Second, it’s difficult for motorists exiting the lot to turn left onto Oenoke because the cars coming up the hill appear suddenly.
“I think people are coming up the hill pretty fast,” Davis said at the February meeting, suggesting the possibility of a mirror for motorists.
Members of the Traffic Calming Work Group said that could help, or that the flow of traffic in the lot may be reversed, so that cars enter from Oenoke and exit onto Park Street.
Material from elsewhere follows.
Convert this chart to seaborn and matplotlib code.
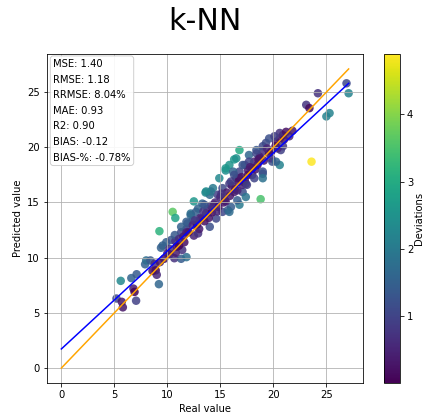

The pedestrian problem is more tricky. As it stands now, the only way someone could walk from Toddlertime to, say, the Fire Department, would be to walk right onto Park, cross near Seminary and then head left down the other side of God’s Acre.
Nobody does that.
St. Michael’s pastor, the Rev. Geoff Sinibaldo, said that rail commuters who live in the Heritage Hill Road condos regularly cut through the back of the church and walk across Oenoke at the top of the hill in order to take the most direct route to the train station.
Work Group member Jim Cole noted that Oenoke is a state road (Route 124) and a mid-street crosswalk likely wouldn’t be approved.
Police Capt. John DiFederico balked at the idea of a crosswalk in any case, because it may cause a false sense of safety for a pedestrian while motorists wouldn’t expect it.
Cole said a designated parent in reflective gear and toting a stop sign paddle may be a safer, more effective way to shepherd children across the busy road as needed.